- Born: 1 June 1948
- Died: 5 April 2026 (aged 77)
- Genres: Isicathamiya
- Years active: 1969–2025

= Albert Mazibuko =

South African singer (1948–2026)

Mdletshe Albert Mazibuko (1 June 1948 – 5 April 2026) was a South African singer who was a member of Ladysmith Black Mambazo, a choral group founded in 1960 by his cousin Joseph Shabalala.

==Life and career==
Albert Mazibuko was born in Ladysmith, South Africa, and was the second child of six children of three boys and three girls; the others being Nontukuzo Mazibuko, Nelisiwe Mazibuko, Kholiwe Mazibuko, and his two brothers Milton Mazibuko and Abednego Mazibuko. He grew up on a farm. Although his father Mashumi Mazibuko believed in the importance of education, Albert had to leave school early and work full-time on the farm between the ages of eight and fifteen. He worked as a manual labourer in a number of jobs prior to joining Mambazo, including in an asbestos factory.

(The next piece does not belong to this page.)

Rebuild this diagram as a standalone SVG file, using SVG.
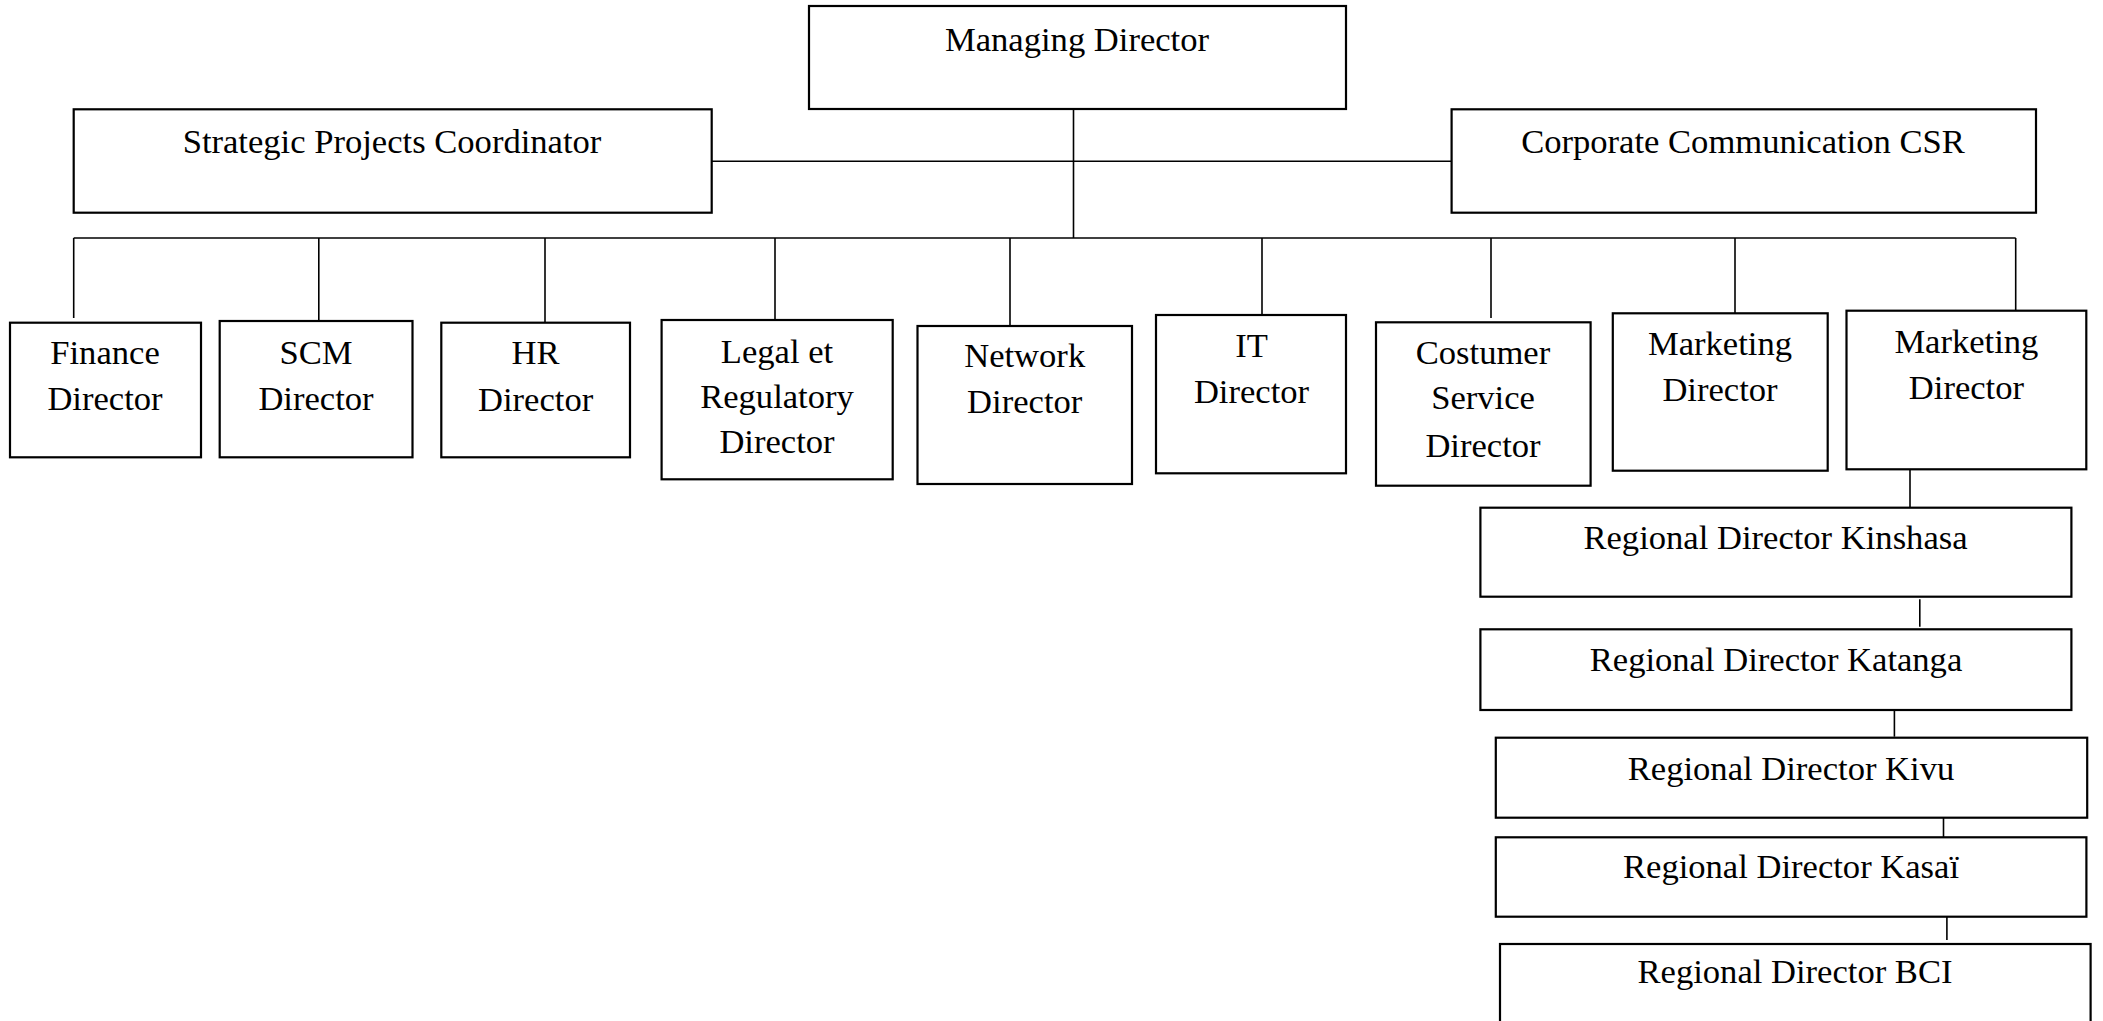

Mazibuko joined Mambazo in 1969 as a tenor, with his brother Milton as an alto. Much later, Albert was the only original member left in the group and saw many changes; whereas the early line-ups were formed by a few Shabalalas and two Mazibukos, the group largely included members unrelated to the Shabalalas. His older brother Milton died of natural causes in 1980 after the Intokozo album. His youngest brother Abednego had joined in the year 1974, Albert remained in the line-up and has been a full-time member of the group since 1973. In 1957, at age nine, Albert founded his own Isicathamiya choir, the Zulu Motos "SS Choir", based in Ladysmith.

He met his wife Lillian Dlomo Mazibuko in 1971 and got married in 1976. Together, they had four children. Albert Mazibuko died on 5 April 2026, at the age of 77.